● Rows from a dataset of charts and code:
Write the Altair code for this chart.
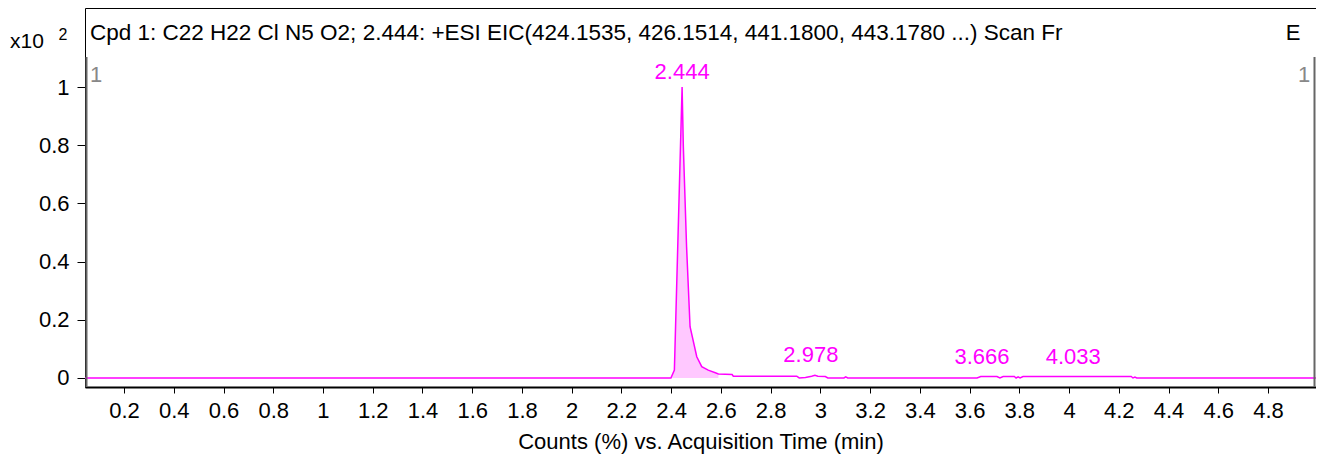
import altair as alt
import pandas as pd

# ---- data ----
times = [0.043, 2.399, 2.413, 2.444, 2.449, 2.462, 2.476, 2.503, 2.523, 2.549,
         2.583, 2.590, 2.645, 2.650, 2.905, 2.915, 2.940, 2.965, 2.978, 2.990,
         3.020, 3.030, 3.095, 3.102, 3.110, 3.630, 3.645, 3.710, 3.722, 3.735,
         3.780, 3.787, 3.795, 3.803, 3.815, 4.250, 4.257, 4.265, 4.272, 4.993]
counts = [0.0, 0.0, 0.027, 1.0, 0.795, 0.451, 0.176, 0.073, 0.039, 0.027,
          0.016, 0.014, 0.012, 0.006, 0.006, 0.0, 0.002, 0.006, 0.009, 0.006,
          0.005, 0.0, 0.0, 0.004, 0.0, 0.0, 0.005, 0.005, 0.0, 0.005,
          0.005, 0.0, 0.004, 0.0, 0.005, 0.005, 0.0, 0.003, 0.0, 0.0]
fill_range = [2.399, 2.590]
peak_rt = [2.444, 2.978, 3.666, 4.033]
peak_h = [1.0, 0.009, 0.005, 0.005]
peak_lbl = ["2.444", "2.978", "3.666", "4.033"]
x_ticks = [0.2, 0.4, 0.6, 0.8, 1, 1.2, 1.4, 1.6, 1.8, 2, 2.2, 2.4, 2.6, 2.8,
           3, 3.2, 3.4, 3.6, 3.8, 4, 4.2, 4.4, 4.6, 4.8]
y_ticks = [0, 0.2, 0.4, 0.6, 0.8, 1]
title_text = ("Cpd 1: C22 H22 Cl N5 O2; 2.444: +ESI EIC(424.1535, 426.1514, "
              "441.1800, 443.1780 ...) Scan Fr")
x_title = "Counts (%) vs. Acquisition Time (min)"

FONT = "Liberation Sans"
MAG = "#FF00FF"
W, H = 1231, 379

trace = pd.DataFrame({"t": times, "c": counts})
fill = trace[(trace.t >= fill_range[0]) & (trace.t <= fill_range[1])]
peaks = pd.DataFrame({"t": peak_rt, "c": peak_h, "lbl": peak_lbl})

xs = alt.Scale(domain=[0.043, 4.993], nice=False, zero=False)
ys = alt.Scale(domain=[-0.031, 1.2715], nice=False, zero=False)

xaxis = alt.Axis(values=x_ticks, format="~g", grid=False, tickSize=6,
                 labelPadding=7, labelFontSize=22, labelFont=FONT,
                 labelColor="black", tickColor="black", domainColor="black",
                 domainWidth=2, title=x_title, titleFont=FONT, titleFontSize=22,
                 titleFontWeight="normal", titleColor="black", titlePadding=10,
                 labelFlush=False)
yaxis = alt.Axis(values=y_ticks, format="~g", grid=False, tickSize=8,
                 labelPadding=8, labelFontSize=22, labelFont=FONT,
                 labelColor="black", tickColor="black", domain=False,
                 title=None, labelFlush=False)

area = alt.Chart(fill).mark_area(color="#FFC8FF", opacity=1, interpolate="linear").encode(
    x=alt.X("t:Q", scale=xs, axis=xaxis),
    y=alt.Y("c:Q", scale=ys, axis=yaxis),
)
line = alt.Chart(trace).mark_line(color=MAG, strokeWidth=1.5, clip=True).encode(
    x=alt.X("t:Q", scale=xs),
    y=alt.Y("c:Q", scale=ys),
)
main_lbl = alt.Chart(peaks.iloc[:1]).mark_text(
    color=MAG, font=FONT, fontSize=22, baseline="bottom", dy=-3).encode(
    x="t:Q", y="c:Q", text="lbl:N")
minor_lbl = alt.Chart(peaks.iloc[1:]).mark_text(
    color=MAG, font=FONT, fontSize=22, baseline="bottom", dy=-8, dx=-4).encode(
    x="t:Q", y="c:Q", text="lbl:N")


def txt(s, x, y, size=22, color="black", align="left"):
    return alt.Chart(pd.DataFrame({"s": [s]})).mark_text(
        font=FONT, fontSize=size, color=color, align=align, baseline="middle"
    ).encode(x=alt.value(x), y=alt.value(y), text="s:N")


side = pd.DataFrame({"k": [0]})
rule_l = alt.Chart(side).mark_rule(color="#666", strokeWidth=2).encode(
    x=alt.value(1.5), y=alt.value(49), y2=alt.value(H))
rule_r = alt.Chart(side).mark_rule(color="#666", strokeWidth=2).encode(
    x=alt.value(W - 1.5), y=alt.value(49), y2=alt.value(H))

chart = alt.layer(
    area, line, rule_l, rule_r, main_lbl, minor_lbl,
    txt(title_text, 5, 25, size=22.5),
    txt("E", 1208, 25, align="center"),
    txt("x10", -75, 34, size=21),
    txt("2", -22, 27, size=16, align="center"),
    txt("1", 11, 67, color="#888", align="center"),
    txt("1", 1219, 67, color="#888", align="center"),
).properties(
    width=W, height=H,
    autosize=alt.AutoSizeParams(type="none"),
    padding={"left": 77, "top": 0, "right": 0, "bottom": 68},
).configure_view(stroke="black", strokeWidth=1)

chart.save("out.html", embed_options={"renderer": "svg", "actions": False})
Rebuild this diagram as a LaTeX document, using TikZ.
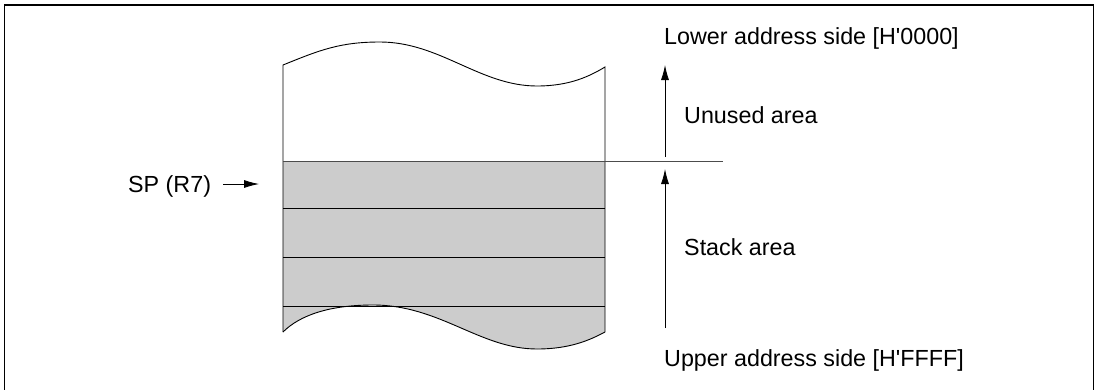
\documentclass[tikz,border=0pt]{standalone}
\usepackage{fontspec}
\setmainfont{Liberation Sans}[Ligatures=TeXOff]
\usetikzlibrary{arrows.meta}
\definecolor{stackgray}{HTML}{CCCCCC}
\begin{document}
\begin{tikzpicture}[x=1pt,y=-1pt,
  lbl/.style={font=\fontsize{23.3}{27}\selectfont, inner sep=0pt, anchor=base west},
  arr/.style={-{Latex[length=15pt,width=8pt]}, line width=0.8pt},
  thin/.style={line width=0.9pt}]
\useasboundingbox (0,0) rectangle (1100,389);
% frame
\draw[line width=1.2pt] (4.5,392) -- (4.5,5) -- (1093.5,5) -- (1093.5,392);
% gray stack area
\fill[stackgray] (283,161) -- (605,161) -- (605,332)
  .. controls (590,340) and (570,349) .. (537,349)
  .. controls (480,349) and (440,305) .. (373,305)
  .. controls (330,305) and (300,315) .. (283,332) -- cycle;
% outline
\draw[thin] (605,332) -- (605,67)
  .. controls (590,76) and (570,86) .. (537,86)
  .. controls (480,86) and (440,42) .. (380,42)
  .. controls (340,42) and (320,50) .. (283,65) -- (283,332);
\draw[thin] (283,332)
  .. controls (300,315) and (330,305) .. (373,305)
  .. controls (440,305) and (480,349) .. (537,349)
  .. controls (570,349) and (590,340) .. (605,332);
\draw[thin] (283,208) -- (605,208);
\draw[thin] (283,257) -- (605,257);
\draw[thin] (283,306) -- (605,306);
\draw[line width=0.9pt, black!70] (283,161) -- (723,161);
% labels
\node[lbl] (lower) at (664,44) {Lower address side [H'0000]};
\node[lbl] (unused) at (684,123) {Unused area};
\node[lbl] (stack) at (684,255) {Stack area};
\node[lbl] (upper) at (664,366) {Upper address side [H'FFFF]};
\node[lbl] (sp) at (128,192) {SP (R7)};
% arrows
\coordinate (ua0) at (665,157);
\coordinate (ua1) at (665,65);
\coordinate (la0) at (665,328);
\coordinate (la1) at (665,169);
\coordinate (sp0) at (223,184);
\coordinate (sp1) at (259,184);
\draw[arr] (ua0) -- (ua1);
\draw[arr] (la0) -- (la1);
\draw[arr] (sp0) -- (sp1);
\end{tikzpicture}
\end{document}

● Aim of the task: Find the string "this" in the listing and return every line that holds it.

● Task answer:
Write the Altair code for this chart.
Rebuild this diagram as a LaTeX document, using TikZ.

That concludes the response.